### EXERCISE REQUIREMENTS:
Each line from the top of the listing through the one holding "from matplotlib.lines import Line2D" should be restated word for word, with nothing added and no pictures.
(begin)
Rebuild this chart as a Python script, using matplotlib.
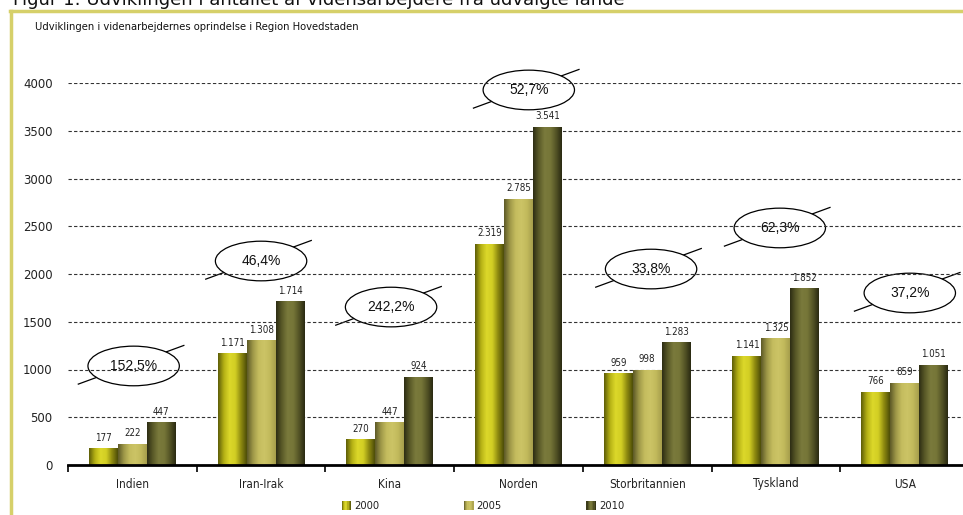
import numpy as np
import matplotlib
matplotlib.use("Agg")
import matplotlib.pyplot as plt
import matplotlib.patches as mpatches
from matplotlib.colors import LinearSegmentedColormap
from matplotlib.legend_handler import HandlerBase
from matplotlib.lines import Line2D

# Data
lande = ["Indien", "Iran-Irak", "Kina", "Norden", "Storbritannien", "Tyskland", "USA"]
aar = ["2000", "2005", "2010"]
v2000 = [177, 1171, 270, 2319, 959, 1141, 766]
v2005 = [222, 1308, 447, 2785, 998, 1325, 859]
v2010 = [447, 1714, 924, 3541, 1283, 1852, 1051]
vaekst = ["152,5%", "46,4%", "242,2%", "52,7%", "33,8%", "62,3%", "37,2%"]

# annotation placement (ellipse centres)
boble_x = [0.01, 0.0, 0.01, 0.08, 0.03, 0.03, 0.04]
boble_y = [1037, 2136, 1654, 3927, 2052, 2482, 1801]

# gradient stops per series (horizontal across each bar)
gradients = {
    "2000": ["#5f5f08", "#b4b015", "#dcd82a", "#d2ce24", "#8e8a10", "#4e4e08"],
    "2005": ["#5e5a28", "#9e9848", "#c4bc5e", "#ccc466", "#c2ba5c", "#a69e4c"],
    "2010": ["#2e2e14", "#5a5a28", "#7a7a3c", "#767638", "#545426", "#2a2a12"],
}

plt.rcParams["font.family"] = "DejaVu Sans"
plt.rcParams["font.stretch"] = "condensed"

fig = plt.figure(figsize=(9.63, 5.15), dpi=100)
ax = fig.add_axes([68 / 963, 50 / 515, 901 / 963, 382 / 515])

x = np.arange(len(lande))
w = 0.225
serier = [v2000, v2005, v2010]

for i, (navn, vals) in enumerate(zip(aar, serier)):
    cmap = LinearSegmentedColormap.from_list(navn, gradients[navn])
    grad = np.linspace(0, 1, 64).reshape(1, -1)
    bars = ax.bar(x + (i - 1) * w, vals, width=w, color=gradients[navn][2], zorder=2)
    for b, v in zip(bars, vals):
        x0 = b.get_x()
        im = ax.imshow(grad, cmap=cmap, extent=(x0, x0 + b.get_width(), 0, b.get_height()),
                       aspect="auto", zorder=3, interpolation="bilinear")
        im.set_clip_path(b)
        lab = f"{v:,}".replace(",", ".")
        ax.annotate(lab, (b.get_x() + b.get_width() / 2, v), xytext=(0, 4),
                    textcoords="offset points", ha="center", va="bottom",
                    fontsize=7, color="#222222", zorder=9)

# growth bubbles (line behind a white ellipse, gridlines stay visible on top)
for i, (txt, dx, cy) in enumerate(zip(vaekst, boble_x, boble_y)):
    cx = i + dx
    ax.plot([cx - 0.43, cx + 0.39], [cy - 190, cy + 215], color="black", lw=0.9,
            zorder=0.2, clip_on=False)
    ell = mpatches.Ellipse((cx, cy), 0.71, 415, facecolor="white", edgecolor="black",
                           lw=0.9, zorder=0.3, clip_on=False)
    ax.add_patch(ell)
    ax.text(cx, cy, txt, ha="center", va="center", fontsize=10, stretch="normal",
            family="Liberation Sans", color="#111111", zorder=8)

ax.set_xlim(-0.5, len(lande) - 0.5)
ax.set_ylim(0, 4000)
ax.set_yticks(np.arange(0, 4001, 500))
ax.tick_params(axis="y", length=0, pad=11, labelsize=8.5, labelcolor="#222222")
for t in ax.get_yticklabels():
    t.set_fontstretch("normal")
ax.set_xticks(x)
ax.set_xticklabels(lande)
ax.set_xticks(np.arange(-0.5, len(lande), 1), minor=True)
ax.tick_params(axis="x", which="major", length=0, pad=9, labelsize=8.5, labelcolor="#222222")
ax.tick_params(axis="x", which="minor", length=5, width=1.2, direction="out")
ax.grid(axis="y", color="#333333", lw=0.8, linestyle=(0, (3, 2)))
ax.set_axisbelow(True)
for s in ["left", "right", "top"]:
    ax.spines[s].set_visible(False)
ax.spines["bottom"].set_linewidth(2)
ax.spines["bottom"].set_zorder(4)


# legend with gradient squares
class GradHandler(HandlerBase):
    def __init__(self, farver):
        super().__init__()
        self.farver = farver

    def create_artists(self, legend, orig_handle, xdescent, ydescent, width, height,
                       fontsize, trans):
        cmap = LinearSegmentedColormap.from_list("h", self.farver)
        n = 8
        out = []
        for k in range(n):
            r = mpatches.Rectangle((-xdescent + k * width / n, -ydescent), width / n + 0.3,
                                   height, facecolor=cmap((k + 0.5) / n), lw=0,
                                   transform=trans)
            out.append(r)
        return out


handles = [mpatches.Patch(label=a) for a in aar]
hmap = {h: GradHandler(gradients[a]) for h, a in zip(handles, aar)}
fig.legend(handles=handles, labels=aar, handler_map=hmap, loc="center",
           bbox_to_anchor=(483 / 963, 9 / 515), ncol=3, frameon=False, fontsize=8,
           handlelength=0.85, handleheight=0.85, handletextpad=0.3, columnspacing=7.6,
           borderpad=0, labelcolor="#222222")

# frame lines and headings
fig.add_artist(Line2D([10 / 963, 1], [1 - 10.5 / 515, 1 - 10.5 / 515], color="#d6d06a",
                      lw=2.5, transform=fig.transFigure))
fig.add_artist(Line2D([11 / 963, 11 / 963], [0, 1 - 10.5 / 515], color="#d6d06a",
                      lw=2.5, transform=fig.transFigure))
fig.text(13 / 963, 1 - 5 / 515, "Figur 1: Udviklingen i antallet af vidensarbejdere fra udvalgte lande",
         fontsize=13, va="baseline", ha="left", color="#111111", stretch="normal")
fig.text(35 / 963, 1 - 27 / 515, "Udviklingen i videnarbejdernes oprindelse i Region Hovedstaden",
         fontsize=8, va="center", ha="left", color="#111111")

fig.savefig("out.png", dpi=100)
(end)
### THE SOLUTION:
Rebuild this chart as a Python script, using matplotlib.
import numpy as np
import matplotlib
matplotlib.use("Agg")
import matplotlib.pyplot as plt
import matplotlib.patches as mpatches
from matplotlib.colors import LinearSegmentedColormap
from matplotlib.legend_handler import HandlerBase
from matplotlib.lines import Line2D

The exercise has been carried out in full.